Even considering these parcels for lease is in direct conflict with BLM’s own guidance on how to select public lands for leasing under the IRA.

These statistics confirm that a significant proportion of the parcels being considered for lease are speculative in nature, given that they were nominated anonymously and/or on lands with little to no drilling potential. They would likely never produce oil, and simply be tied up “on the books” to help oil and gas companies pad their holdings. This is precisely the scenario that Congress intended to minimize when it modernized the minimum lease bid, rental, and royalty rates on public lands with the IRA.

In other words, BLM could easily — and legally — scale back the acreage offered in the upcoming 2023 lease sales to bring them in line with the guidance in the Instruction Memoranda, and safely hit the IRA’s 50 percent requirement with room to spare.

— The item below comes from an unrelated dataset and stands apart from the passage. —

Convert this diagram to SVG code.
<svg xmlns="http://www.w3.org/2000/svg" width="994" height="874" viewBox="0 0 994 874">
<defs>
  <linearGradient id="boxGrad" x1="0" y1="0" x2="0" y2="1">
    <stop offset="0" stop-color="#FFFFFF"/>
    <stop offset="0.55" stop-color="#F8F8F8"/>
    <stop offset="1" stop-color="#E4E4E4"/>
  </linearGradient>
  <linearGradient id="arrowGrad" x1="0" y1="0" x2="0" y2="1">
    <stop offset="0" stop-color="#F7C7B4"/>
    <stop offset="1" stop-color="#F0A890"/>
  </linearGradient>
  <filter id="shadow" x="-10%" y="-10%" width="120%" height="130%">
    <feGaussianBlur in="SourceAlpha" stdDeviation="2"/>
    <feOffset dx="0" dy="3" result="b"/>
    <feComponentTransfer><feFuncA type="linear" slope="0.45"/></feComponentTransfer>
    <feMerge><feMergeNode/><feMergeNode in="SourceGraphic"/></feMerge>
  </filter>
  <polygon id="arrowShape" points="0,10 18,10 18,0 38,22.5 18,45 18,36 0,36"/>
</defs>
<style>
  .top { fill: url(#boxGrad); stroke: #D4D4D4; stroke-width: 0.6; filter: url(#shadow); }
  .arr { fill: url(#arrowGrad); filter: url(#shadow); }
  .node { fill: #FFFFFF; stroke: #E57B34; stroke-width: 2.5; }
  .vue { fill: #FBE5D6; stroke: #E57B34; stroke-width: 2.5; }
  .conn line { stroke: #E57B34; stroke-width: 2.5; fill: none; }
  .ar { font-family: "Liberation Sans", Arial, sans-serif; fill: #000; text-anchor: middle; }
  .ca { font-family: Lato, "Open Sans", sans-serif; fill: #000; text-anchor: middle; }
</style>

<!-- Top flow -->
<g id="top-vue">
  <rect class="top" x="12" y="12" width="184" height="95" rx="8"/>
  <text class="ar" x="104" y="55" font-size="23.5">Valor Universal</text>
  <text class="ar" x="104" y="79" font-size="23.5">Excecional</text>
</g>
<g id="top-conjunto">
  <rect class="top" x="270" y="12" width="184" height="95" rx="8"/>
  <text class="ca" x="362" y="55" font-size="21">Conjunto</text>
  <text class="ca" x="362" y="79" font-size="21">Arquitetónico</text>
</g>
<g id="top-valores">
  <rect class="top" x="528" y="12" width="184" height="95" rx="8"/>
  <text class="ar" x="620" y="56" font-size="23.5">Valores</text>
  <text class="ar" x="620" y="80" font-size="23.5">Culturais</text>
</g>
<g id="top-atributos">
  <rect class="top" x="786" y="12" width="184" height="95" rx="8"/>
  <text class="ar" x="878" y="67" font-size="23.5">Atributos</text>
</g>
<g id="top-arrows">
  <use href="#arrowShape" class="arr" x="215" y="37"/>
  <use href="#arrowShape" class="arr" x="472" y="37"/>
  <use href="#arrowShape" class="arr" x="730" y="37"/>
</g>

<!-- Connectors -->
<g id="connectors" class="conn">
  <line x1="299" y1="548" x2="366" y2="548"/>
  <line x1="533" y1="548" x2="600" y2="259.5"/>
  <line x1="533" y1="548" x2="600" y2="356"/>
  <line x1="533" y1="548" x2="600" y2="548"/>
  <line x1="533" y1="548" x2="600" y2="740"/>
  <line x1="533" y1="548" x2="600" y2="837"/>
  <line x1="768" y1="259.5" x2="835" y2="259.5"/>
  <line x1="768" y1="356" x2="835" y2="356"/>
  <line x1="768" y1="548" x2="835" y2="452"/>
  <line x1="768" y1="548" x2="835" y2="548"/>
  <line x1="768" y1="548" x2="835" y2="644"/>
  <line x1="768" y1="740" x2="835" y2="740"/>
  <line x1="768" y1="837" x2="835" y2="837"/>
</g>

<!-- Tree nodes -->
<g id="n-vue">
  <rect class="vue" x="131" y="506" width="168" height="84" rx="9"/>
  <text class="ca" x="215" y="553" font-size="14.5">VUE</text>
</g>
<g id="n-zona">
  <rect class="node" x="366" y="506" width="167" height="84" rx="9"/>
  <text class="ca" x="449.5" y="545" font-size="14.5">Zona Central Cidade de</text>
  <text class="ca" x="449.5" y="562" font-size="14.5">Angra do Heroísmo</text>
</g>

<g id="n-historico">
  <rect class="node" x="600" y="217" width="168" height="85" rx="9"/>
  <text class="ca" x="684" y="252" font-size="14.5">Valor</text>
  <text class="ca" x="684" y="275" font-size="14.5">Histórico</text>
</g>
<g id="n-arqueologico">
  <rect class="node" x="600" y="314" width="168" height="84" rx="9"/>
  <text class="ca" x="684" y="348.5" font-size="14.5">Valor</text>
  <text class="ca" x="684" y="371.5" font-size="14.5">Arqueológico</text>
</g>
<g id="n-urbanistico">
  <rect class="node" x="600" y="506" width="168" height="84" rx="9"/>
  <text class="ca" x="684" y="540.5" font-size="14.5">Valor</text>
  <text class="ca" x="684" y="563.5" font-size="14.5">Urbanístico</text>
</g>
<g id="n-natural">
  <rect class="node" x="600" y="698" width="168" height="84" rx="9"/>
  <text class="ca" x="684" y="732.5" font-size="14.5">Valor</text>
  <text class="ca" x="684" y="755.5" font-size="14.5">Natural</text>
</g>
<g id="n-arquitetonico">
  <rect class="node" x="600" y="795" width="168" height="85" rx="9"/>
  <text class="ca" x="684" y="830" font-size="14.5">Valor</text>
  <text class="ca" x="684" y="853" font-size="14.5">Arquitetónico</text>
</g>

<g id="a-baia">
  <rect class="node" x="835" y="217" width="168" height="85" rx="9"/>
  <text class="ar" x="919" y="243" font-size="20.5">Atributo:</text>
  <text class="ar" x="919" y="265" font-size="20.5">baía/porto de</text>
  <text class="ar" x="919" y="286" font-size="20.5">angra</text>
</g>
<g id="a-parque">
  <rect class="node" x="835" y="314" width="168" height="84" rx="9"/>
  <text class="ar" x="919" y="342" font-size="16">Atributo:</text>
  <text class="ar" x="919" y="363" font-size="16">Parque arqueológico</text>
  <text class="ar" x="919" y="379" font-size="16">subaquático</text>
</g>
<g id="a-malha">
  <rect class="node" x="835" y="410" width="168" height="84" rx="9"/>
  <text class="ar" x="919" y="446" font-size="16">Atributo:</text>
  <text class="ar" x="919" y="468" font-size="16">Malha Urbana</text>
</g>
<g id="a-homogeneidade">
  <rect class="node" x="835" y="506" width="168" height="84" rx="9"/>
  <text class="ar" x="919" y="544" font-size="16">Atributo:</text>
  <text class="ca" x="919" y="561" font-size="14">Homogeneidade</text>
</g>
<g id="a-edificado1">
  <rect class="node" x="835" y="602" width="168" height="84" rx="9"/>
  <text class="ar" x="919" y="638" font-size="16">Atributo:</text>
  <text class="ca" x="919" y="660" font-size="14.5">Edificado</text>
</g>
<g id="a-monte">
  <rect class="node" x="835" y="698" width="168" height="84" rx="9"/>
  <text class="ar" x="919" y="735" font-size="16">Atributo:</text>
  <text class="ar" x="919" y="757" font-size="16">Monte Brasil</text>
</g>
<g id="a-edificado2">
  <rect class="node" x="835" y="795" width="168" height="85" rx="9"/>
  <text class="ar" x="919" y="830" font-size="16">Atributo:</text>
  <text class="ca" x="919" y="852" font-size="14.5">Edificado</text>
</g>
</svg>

Because the second quarter sales only need to be a total of 21,000 acres in order to comply with the IRA and allow for wind and solar ROWs to be issued, there’s absolutely no reason for BLM to move ahead with a lease sale that includes thousands of anonymously-nominated parcels or parcels that are on lands with low or no drilling potential.

The way forward

Under both the IRA and the Mineral Leasing Act, the Interior secretary has broad discretion to determine which lands are eligible and available for leasing. Given the industry’s relatively low interest in nominating acres post-IRA, the BLM’s proposed 2nd quarter lease sales are massively overshooting the amount of public land the agency must offer for leasing in order to advance wind and solar development. BLM should drastically shrink the second quarter lease sales, which would ensure the sales align with the letter and the spirit of the IRA, and bring Interior in line with President Biden’s goals for America’s energy transition.

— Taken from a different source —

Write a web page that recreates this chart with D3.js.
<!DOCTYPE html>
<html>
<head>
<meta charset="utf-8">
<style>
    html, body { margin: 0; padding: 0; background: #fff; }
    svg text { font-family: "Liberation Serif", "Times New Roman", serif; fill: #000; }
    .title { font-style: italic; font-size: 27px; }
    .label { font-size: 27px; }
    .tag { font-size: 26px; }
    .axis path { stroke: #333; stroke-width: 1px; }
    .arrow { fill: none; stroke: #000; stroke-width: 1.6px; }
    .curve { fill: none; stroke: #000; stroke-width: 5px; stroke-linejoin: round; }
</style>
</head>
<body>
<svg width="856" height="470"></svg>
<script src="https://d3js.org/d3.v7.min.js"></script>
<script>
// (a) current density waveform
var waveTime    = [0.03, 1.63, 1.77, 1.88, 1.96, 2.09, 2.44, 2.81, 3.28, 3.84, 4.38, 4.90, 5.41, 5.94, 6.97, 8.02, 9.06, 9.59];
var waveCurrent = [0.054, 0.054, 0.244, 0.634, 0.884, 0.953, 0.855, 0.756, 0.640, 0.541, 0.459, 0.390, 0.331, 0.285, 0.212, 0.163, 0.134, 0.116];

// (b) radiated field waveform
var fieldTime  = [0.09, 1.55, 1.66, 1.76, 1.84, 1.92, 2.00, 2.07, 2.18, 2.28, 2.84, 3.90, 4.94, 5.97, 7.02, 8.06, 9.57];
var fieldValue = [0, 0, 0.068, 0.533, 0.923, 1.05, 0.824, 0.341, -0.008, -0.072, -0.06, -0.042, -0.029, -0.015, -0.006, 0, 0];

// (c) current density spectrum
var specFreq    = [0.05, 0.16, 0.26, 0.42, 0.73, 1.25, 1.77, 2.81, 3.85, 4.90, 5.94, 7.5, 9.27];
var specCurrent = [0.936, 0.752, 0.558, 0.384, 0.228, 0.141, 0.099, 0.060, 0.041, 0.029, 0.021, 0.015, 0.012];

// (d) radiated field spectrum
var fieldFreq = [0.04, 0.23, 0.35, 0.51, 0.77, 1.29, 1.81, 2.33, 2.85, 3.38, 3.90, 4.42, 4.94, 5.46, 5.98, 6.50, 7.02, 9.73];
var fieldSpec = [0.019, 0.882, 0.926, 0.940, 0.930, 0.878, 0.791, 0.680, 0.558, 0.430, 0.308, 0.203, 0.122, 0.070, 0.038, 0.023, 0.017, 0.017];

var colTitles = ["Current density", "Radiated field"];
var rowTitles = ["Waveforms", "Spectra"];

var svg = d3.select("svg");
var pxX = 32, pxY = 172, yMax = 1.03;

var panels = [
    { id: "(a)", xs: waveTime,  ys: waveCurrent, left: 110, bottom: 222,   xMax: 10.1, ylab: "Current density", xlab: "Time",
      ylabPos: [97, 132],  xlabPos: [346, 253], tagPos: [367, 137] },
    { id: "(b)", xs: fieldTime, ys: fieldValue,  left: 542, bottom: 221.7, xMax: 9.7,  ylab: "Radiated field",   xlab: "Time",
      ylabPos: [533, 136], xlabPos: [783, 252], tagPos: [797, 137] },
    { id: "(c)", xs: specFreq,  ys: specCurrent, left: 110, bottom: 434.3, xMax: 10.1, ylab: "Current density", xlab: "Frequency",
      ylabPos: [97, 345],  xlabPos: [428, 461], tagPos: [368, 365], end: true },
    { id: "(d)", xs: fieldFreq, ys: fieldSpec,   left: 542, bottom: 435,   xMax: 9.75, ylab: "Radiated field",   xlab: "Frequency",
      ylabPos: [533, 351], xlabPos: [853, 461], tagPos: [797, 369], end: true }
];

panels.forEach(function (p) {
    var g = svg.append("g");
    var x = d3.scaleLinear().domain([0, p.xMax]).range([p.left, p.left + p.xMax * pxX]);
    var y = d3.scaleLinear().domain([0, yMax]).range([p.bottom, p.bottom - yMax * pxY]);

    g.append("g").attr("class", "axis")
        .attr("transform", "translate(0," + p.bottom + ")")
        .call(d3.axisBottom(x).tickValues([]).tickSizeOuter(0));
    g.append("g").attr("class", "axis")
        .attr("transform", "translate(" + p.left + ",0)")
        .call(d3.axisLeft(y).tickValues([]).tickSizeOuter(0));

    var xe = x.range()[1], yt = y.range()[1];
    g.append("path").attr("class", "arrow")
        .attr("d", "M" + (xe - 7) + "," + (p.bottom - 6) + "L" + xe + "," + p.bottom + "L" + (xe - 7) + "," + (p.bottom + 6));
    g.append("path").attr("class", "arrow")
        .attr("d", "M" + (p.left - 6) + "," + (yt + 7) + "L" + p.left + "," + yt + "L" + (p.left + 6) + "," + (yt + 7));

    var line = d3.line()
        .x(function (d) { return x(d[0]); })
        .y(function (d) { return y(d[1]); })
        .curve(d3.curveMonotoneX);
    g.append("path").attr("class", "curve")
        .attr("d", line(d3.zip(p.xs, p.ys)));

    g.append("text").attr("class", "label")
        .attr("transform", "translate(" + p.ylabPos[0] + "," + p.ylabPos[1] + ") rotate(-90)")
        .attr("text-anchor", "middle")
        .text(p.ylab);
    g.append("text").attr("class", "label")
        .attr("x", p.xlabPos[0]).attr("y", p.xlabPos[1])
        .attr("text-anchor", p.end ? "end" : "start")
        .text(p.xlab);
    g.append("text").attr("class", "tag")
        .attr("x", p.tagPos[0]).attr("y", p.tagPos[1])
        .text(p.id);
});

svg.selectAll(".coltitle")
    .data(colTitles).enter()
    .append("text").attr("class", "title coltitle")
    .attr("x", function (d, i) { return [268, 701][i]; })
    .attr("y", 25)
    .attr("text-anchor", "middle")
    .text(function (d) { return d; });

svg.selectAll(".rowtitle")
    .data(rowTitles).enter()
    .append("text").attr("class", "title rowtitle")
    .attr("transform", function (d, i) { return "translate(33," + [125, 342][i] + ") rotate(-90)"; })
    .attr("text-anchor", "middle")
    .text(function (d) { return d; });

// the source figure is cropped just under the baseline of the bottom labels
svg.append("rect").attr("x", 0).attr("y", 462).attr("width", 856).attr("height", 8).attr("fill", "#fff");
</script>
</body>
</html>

Since a significant proportion of proposed parcels for the second quarter sales were nominated anonymously and/or contain lands with little to no drilling potential, removing those parcels from the upcoming sales provides an obvious and legal way for BLM to scale down the sales to align with the intent of the IRA and the agency’s own guidance.

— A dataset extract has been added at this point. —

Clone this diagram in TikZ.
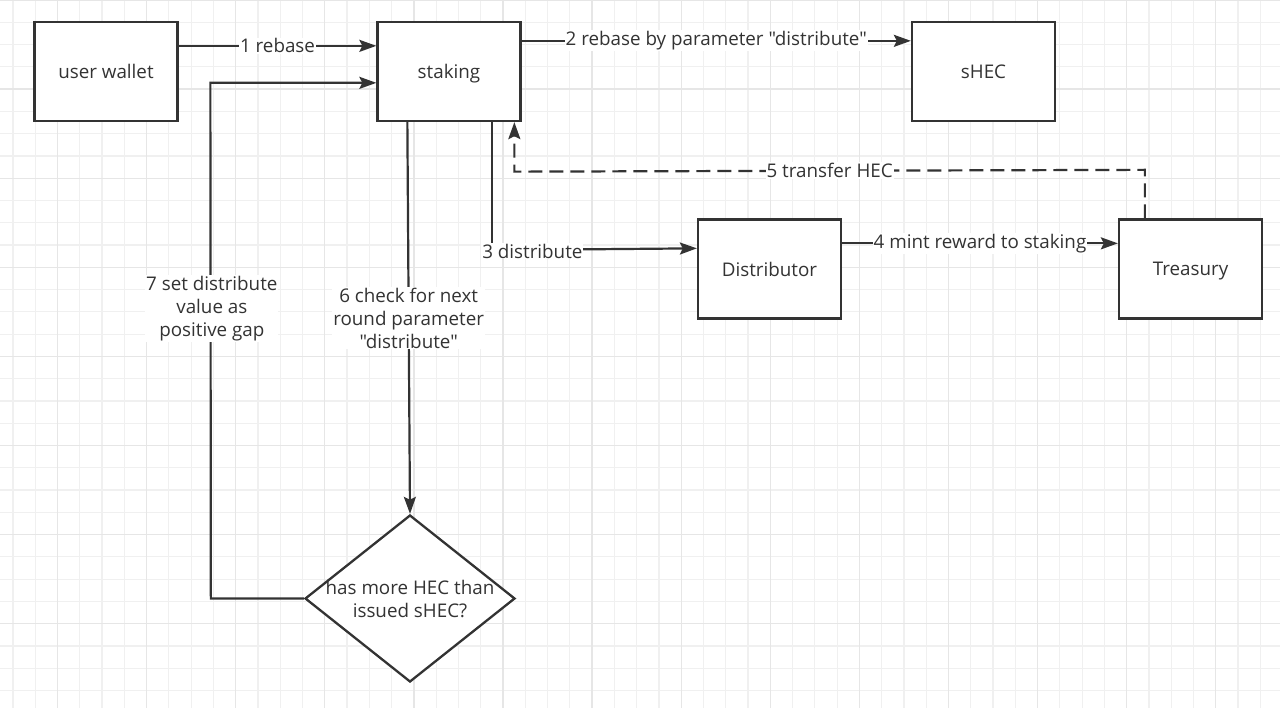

It’s important to note that the current leasing process, even if it’s implemented perfectly, still poses a long-term threat to America’s public lands. The Instruction Memoranda represent guidance to agency staff as they plan lease sales. They are not binding rules, and they can be easily rewritten by future administrations. Even if the Interior Department follows its guidance to the letter for the remainder of President Biden’s first term, it’s safe to assume that a future administration that is beholden to the oil industry would quickly toss that guidance out the door.

This is one of the reasons why we warned that the Biden administration must codify its IRA implementation through the rulemaking process. In order to protect public lands into the next century, the agency should ensure that the process of selecting public lands for leasing will always protect critical habitat and cultural sites, prioritize public access and recreation, and never again contemplate offering oil and gas companies an order of magnitude more land than the law requires.


  1. This acreage estimate a) assumes each EOI is for a full PLSS section of 640 acres; and b) includes only EOIs that BLM considers “valid” according to the criteria laid out in IM 2023–006. Since some EOIs would result in leases of less than a full 640-acre section, the actual requirement under the IRA could be smaller.
  2. Average of September 2022 through January 2023.